◆ Raw data
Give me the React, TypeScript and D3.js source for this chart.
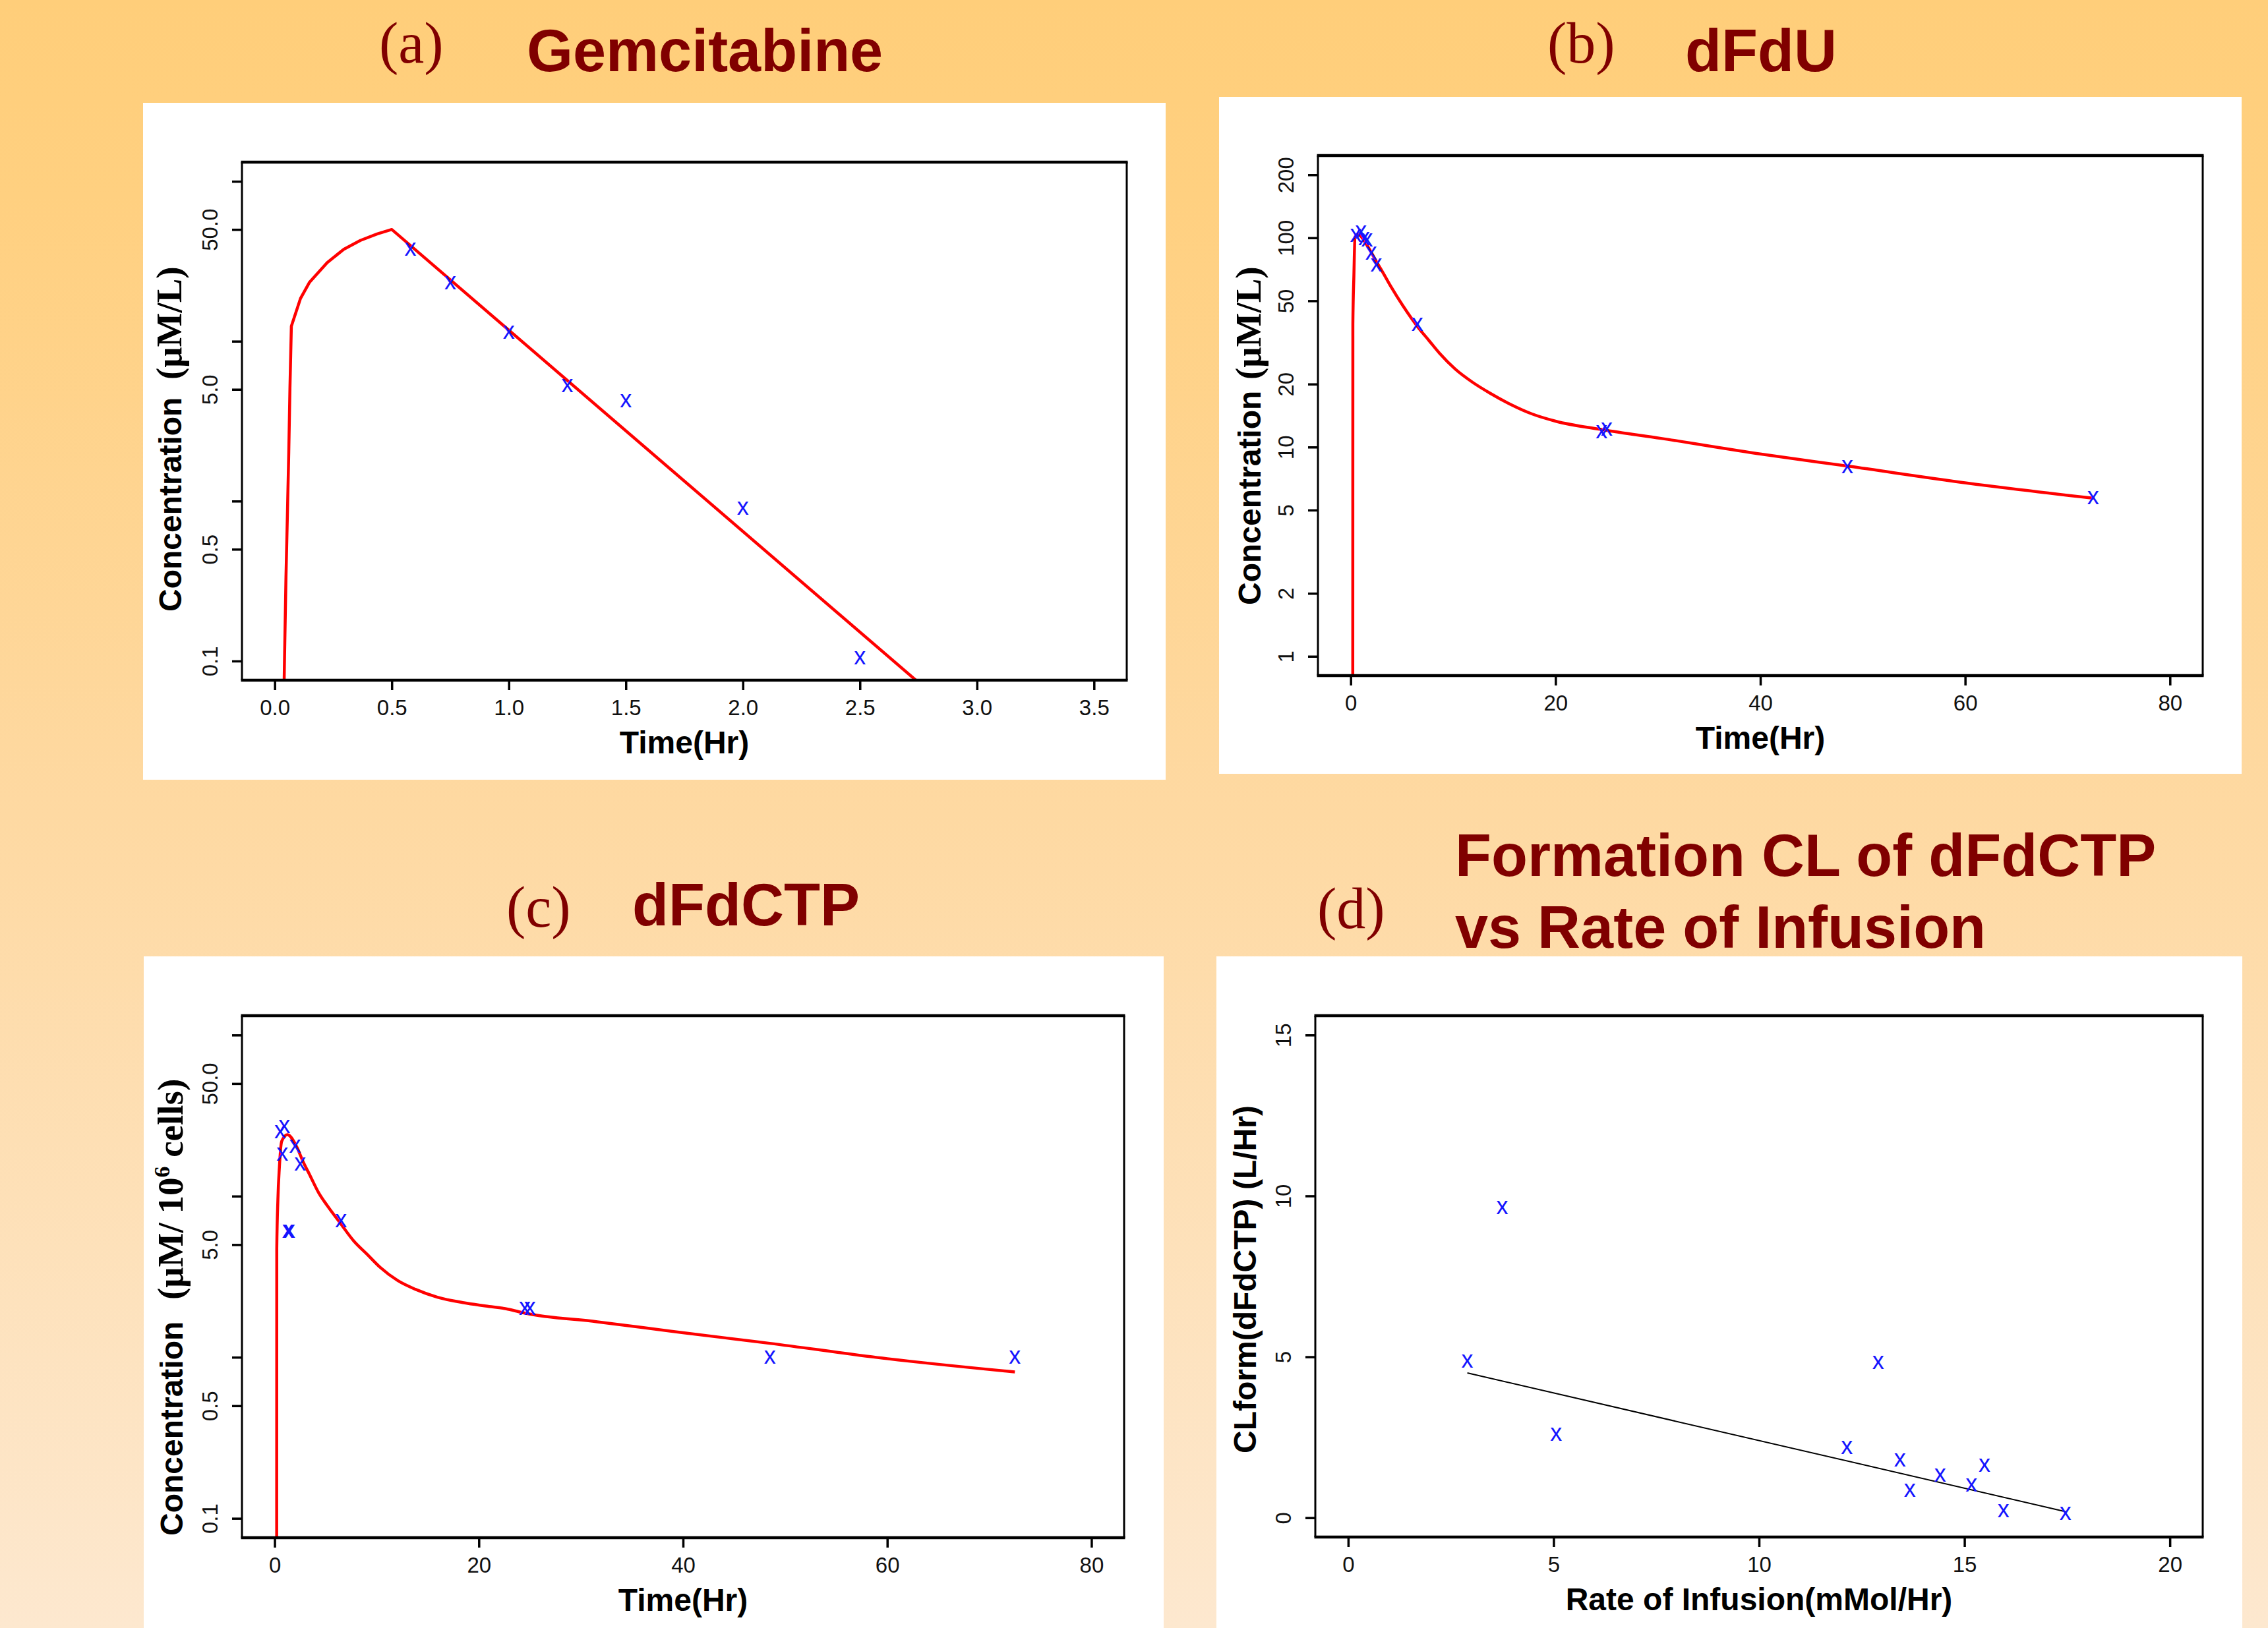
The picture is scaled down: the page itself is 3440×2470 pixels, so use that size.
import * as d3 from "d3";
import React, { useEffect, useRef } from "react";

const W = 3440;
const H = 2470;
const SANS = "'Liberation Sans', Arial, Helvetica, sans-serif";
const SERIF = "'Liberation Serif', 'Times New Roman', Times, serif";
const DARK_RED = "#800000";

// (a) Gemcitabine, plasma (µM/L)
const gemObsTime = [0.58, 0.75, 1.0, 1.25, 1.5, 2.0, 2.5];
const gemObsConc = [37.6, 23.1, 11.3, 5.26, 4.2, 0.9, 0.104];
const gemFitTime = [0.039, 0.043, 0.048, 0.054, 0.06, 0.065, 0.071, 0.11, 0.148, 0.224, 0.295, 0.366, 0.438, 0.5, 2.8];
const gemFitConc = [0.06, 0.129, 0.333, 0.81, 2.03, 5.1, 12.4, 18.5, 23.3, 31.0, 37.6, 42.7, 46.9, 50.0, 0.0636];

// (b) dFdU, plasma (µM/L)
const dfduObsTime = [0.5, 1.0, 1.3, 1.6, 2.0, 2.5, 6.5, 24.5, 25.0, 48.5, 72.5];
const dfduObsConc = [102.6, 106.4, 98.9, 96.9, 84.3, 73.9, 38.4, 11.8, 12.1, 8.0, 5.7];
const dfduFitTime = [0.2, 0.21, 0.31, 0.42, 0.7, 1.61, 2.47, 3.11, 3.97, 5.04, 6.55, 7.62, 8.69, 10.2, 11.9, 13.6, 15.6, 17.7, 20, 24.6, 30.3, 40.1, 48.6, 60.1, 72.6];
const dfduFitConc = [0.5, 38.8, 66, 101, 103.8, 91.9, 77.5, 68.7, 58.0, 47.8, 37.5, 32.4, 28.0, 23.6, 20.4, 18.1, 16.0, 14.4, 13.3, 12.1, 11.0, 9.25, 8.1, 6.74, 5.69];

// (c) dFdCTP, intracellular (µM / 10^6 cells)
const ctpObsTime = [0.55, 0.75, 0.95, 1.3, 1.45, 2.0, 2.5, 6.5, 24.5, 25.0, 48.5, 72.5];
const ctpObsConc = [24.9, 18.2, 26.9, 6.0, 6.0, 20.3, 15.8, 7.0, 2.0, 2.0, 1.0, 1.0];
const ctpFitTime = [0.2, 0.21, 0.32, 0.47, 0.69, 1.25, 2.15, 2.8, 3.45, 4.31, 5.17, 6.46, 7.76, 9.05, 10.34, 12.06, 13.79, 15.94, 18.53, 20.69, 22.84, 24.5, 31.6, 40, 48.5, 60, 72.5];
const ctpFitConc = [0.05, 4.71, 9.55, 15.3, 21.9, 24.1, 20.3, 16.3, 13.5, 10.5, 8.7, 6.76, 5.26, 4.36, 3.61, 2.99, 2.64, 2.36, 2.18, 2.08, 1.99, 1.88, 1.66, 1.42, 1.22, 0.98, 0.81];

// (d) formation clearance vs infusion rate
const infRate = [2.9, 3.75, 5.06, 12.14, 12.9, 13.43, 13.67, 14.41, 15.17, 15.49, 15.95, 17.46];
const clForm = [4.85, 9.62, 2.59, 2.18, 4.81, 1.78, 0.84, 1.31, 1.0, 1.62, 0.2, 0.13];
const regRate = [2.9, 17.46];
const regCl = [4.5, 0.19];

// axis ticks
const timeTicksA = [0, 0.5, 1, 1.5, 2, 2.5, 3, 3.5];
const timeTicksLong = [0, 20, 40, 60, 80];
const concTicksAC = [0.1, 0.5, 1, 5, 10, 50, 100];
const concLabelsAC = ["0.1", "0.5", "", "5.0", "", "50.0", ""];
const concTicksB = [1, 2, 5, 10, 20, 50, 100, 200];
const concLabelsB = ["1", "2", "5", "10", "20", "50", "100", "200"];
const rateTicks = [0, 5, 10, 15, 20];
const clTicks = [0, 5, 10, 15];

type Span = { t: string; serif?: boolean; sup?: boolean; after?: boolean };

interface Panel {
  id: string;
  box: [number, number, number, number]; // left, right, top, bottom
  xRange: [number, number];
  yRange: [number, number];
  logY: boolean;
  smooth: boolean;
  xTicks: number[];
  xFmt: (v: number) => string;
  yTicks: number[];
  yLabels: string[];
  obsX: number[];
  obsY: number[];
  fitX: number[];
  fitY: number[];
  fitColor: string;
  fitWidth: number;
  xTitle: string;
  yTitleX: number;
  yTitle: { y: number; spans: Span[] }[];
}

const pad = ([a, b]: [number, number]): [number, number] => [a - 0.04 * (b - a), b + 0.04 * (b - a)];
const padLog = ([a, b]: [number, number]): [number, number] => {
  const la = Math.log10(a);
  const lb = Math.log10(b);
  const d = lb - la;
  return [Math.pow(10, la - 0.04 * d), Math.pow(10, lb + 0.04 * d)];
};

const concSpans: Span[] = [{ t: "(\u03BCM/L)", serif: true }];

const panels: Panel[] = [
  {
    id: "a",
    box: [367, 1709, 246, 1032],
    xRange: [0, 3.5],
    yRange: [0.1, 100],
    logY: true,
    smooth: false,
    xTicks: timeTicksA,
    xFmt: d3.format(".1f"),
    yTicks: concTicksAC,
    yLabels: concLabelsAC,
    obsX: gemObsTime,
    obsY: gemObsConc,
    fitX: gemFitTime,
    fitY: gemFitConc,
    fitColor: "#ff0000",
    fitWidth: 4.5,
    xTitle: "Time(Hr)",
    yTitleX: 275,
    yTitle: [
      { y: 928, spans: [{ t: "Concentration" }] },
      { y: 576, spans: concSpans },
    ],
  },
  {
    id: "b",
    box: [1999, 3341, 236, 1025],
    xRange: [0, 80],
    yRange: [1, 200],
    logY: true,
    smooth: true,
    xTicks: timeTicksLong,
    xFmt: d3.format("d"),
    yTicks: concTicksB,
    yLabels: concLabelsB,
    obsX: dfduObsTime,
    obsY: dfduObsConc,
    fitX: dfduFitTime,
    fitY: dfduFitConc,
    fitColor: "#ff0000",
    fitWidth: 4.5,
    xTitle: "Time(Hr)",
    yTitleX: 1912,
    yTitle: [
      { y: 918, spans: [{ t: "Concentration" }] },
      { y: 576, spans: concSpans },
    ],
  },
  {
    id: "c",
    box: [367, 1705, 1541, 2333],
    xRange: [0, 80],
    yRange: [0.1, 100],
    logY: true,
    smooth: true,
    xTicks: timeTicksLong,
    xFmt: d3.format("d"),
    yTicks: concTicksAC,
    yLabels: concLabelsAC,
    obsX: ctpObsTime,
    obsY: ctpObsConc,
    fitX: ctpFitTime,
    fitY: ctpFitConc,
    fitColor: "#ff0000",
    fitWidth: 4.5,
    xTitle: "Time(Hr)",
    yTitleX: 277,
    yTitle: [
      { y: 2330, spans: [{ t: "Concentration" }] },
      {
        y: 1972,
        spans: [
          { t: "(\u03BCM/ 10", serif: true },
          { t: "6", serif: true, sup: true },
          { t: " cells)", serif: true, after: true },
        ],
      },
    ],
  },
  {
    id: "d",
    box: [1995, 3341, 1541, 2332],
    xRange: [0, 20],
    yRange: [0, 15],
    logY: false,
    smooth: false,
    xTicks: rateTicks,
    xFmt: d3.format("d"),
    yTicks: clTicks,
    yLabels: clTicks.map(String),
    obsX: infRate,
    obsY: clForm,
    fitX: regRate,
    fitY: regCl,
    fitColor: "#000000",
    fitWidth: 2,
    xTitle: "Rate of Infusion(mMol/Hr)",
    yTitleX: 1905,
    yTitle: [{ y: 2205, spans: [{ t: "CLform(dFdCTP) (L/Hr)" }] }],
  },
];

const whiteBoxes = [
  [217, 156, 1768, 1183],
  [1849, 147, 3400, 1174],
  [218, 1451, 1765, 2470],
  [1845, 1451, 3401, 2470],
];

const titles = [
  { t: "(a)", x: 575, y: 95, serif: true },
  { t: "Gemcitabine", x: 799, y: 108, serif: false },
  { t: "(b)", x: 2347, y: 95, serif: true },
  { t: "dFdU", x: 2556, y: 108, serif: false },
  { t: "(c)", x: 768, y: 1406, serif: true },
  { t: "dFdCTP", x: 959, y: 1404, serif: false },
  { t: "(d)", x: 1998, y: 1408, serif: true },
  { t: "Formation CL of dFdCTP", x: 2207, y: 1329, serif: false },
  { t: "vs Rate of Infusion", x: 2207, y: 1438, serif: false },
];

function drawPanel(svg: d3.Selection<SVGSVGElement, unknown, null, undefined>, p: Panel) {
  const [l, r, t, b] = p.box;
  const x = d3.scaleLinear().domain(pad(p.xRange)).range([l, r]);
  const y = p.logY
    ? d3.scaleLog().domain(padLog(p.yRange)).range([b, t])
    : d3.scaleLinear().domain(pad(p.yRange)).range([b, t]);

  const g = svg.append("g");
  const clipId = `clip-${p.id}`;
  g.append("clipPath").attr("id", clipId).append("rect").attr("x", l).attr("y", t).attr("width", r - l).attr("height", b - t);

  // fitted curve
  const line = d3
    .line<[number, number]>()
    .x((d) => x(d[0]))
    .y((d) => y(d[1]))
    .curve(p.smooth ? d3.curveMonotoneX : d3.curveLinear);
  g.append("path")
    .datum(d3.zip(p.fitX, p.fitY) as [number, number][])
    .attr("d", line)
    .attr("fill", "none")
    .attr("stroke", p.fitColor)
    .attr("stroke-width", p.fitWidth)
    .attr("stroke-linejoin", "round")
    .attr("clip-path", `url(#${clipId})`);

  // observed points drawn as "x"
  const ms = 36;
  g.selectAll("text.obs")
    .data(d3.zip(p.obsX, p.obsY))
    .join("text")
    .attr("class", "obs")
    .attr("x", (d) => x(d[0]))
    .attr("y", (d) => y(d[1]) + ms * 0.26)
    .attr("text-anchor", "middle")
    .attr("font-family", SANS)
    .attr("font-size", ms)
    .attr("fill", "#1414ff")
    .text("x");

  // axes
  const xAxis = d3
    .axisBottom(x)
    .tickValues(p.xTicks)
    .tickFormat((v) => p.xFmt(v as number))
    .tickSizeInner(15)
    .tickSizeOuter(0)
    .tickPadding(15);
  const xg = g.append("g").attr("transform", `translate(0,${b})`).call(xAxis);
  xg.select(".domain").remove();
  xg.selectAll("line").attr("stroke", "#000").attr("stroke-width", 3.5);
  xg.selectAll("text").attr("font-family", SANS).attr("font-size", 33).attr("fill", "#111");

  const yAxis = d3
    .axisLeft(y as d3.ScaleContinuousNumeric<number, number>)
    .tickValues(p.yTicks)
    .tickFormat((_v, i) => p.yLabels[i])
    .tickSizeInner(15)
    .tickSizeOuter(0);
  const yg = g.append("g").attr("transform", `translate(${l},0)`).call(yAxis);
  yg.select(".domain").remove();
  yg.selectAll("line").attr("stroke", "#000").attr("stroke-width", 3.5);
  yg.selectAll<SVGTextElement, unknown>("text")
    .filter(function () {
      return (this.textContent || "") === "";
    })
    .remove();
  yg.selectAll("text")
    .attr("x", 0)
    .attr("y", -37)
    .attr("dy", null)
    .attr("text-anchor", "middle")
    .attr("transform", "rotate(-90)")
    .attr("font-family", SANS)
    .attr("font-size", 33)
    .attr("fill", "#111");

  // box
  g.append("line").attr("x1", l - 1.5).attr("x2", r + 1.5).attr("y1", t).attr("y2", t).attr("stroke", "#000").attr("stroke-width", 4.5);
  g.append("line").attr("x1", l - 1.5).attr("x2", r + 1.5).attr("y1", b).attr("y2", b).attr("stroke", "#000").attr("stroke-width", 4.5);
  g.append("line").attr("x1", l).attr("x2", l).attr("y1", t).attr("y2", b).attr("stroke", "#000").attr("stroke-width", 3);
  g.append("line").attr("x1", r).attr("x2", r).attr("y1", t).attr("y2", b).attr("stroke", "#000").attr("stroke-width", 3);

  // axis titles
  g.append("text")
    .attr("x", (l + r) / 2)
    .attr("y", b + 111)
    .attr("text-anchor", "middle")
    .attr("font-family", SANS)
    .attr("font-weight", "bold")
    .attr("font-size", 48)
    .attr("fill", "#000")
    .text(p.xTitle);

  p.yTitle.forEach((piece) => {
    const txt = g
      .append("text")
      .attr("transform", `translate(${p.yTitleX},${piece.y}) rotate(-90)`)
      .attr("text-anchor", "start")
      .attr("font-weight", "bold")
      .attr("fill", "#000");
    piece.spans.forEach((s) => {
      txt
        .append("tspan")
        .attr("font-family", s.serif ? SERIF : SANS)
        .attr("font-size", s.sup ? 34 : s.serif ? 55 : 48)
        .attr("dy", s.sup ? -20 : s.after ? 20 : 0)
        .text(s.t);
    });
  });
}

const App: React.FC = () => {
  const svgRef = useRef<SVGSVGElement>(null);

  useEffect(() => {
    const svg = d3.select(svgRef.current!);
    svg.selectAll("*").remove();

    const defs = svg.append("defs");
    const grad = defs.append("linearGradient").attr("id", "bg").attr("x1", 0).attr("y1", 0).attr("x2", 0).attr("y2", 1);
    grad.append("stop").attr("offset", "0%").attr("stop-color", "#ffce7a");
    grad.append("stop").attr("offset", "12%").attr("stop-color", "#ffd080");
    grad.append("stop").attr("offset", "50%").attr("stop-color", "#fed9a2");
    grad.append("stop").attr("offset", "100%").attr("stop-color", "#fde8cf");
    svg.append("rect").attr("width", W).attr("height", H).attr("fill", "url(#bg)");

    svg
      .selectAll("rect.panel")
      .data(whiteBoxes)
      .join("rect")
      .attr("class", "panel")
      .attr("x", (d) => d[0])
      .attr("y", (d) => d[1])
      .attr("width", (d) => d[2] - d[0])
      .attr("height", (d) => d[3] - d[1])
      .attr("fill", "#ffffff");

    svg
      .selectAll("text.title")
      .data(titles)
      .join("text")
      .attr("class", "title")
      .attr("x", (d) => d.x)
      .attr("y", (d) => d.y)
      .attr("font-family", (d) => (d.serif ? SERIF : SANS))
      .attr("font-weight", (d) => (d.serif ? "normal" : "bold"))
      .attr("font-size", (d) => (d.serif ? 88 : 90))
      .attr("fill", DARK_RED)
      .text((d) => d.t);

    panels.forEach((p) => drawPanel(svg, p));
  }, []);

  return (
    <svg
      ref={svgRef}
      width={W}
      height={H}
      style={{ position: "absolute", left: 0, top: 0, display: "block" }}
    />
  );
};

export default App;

◆ Exercise
Leave out the pictures and restate, word for word, the lines from the top of the data through the line containing "1.22, 0.98, 0.81];", both included.

◆ Answer to the task
Give me the React, TypeScript and D3.js source for this chart.
The picture is scaled down: the page itself is 3440×2470 pixels, so use that size.
import * as d3 from "d3";
import React, { useEffect, useRef } from "react";

const W = 3440;
const H = 2470;
const SANS = "'Liberation Sans', Arial, Helvetica, sans-serif";
const SERIF = "'Liberation Serif', 'Times New Roman', Times, serif";
const DARK_RED = "#800000";

// (a) Gemcitabine, plasma (µM/L)
const gemObsTime = [0.58, 0.75, 1.0, 1.25, 1.5, 2.0, 2.5];
const gemObsConc = [37.6, 23.1, 11.3, 5.26, 4.2, 0.9, 0.104];
const gemFitTime = [0.039, 0.043, 0.048, 0.054, 0.06, 0.065, 0.071, 0.11, 0.148, 0.224, 0.295, 0.366, 0.438, 0.5, 2.8];
const gemFitConc = [0.06, 0.129, 0.333, 0.81, 2.03, 5.1, 12.4, 18.5, 23.3, 31.0, 37.6, 42.7, 46.9, 50.0, 0.0636];

// (b) dFdU, plasma (µM/L)
const dfduObsTime = [0.5, 1.0, 1.3, 1.6, 2.0, 2.5, 6.5, 24.5, 25.0, 48.5, 72.5];
const dfduObsConc = [102.6, 106.4, 98.9, 96.9, 84.3, 73.9, 38.4, 11.8, 12.1, 8.0, 5.7];
const dfduFitTime = [0.2, 0.21, 0.31, 0.42, 0.7, 1.61, 2.47, 3.11, 3.97, 5.04, 6.55, 7.62, 8.69, 10.2, 11.9, 13.6, 15.6, 17.7, 20, 24.6, 30.3, 40.1, 48.6, 60.1, 72.6];
const dfduFitConc = [0.5, 38.8, 66, 101, 103.8, 91.9, 77.5, 68.7, 58.0, 47.8, 37.5, 32.4, 28.0, 23.6, 20.4, 18.1, 16.0, 14.4, 13.3, 12.1, 11.0, 9.25, 8.1, 6.74, 5.69];

// (c) dFdCTP, intracellular (µM / 10^6 cells)
const ctpObsTime = [0.55, 0.75, 0.95, 1.3, 1.45, 2.0, 2.5, 6.5, 24.5, 25.0, 48.5, 72.5];
const ctpObsConc = [24.9, 18.2, 26.9, 6.0, 6.0, 20.3, 15.8, 7.0, 2.0, 2.0, 1.0, 1.0];
const ctpFitTime = [0.2, 0.21, 0.32, 0.47, 0.69, 1.25, 2.15, 2.8, 3.45, 4.31, 5.17, 6.46, 7.76, 9.05, 10.34, 12.06, 13.79, 15.94, 18.53, 20.69, 22.84, 24.5, 31.6, 40, 48.5, 60, 72.5];
const ctpFitConc = [0.05, 4.71, 9.55, 15.3, 21.9, 24.1, 20.3, 16.3, 13.5, 10.5, 8.7, 6.76, 5.26, 4.36, 3.61, 2.99, 2.64, 2.36, 2.18, 2.08, 1.99, 1.88, 1.66, 1.42, 1.22, 0.98, 0.81];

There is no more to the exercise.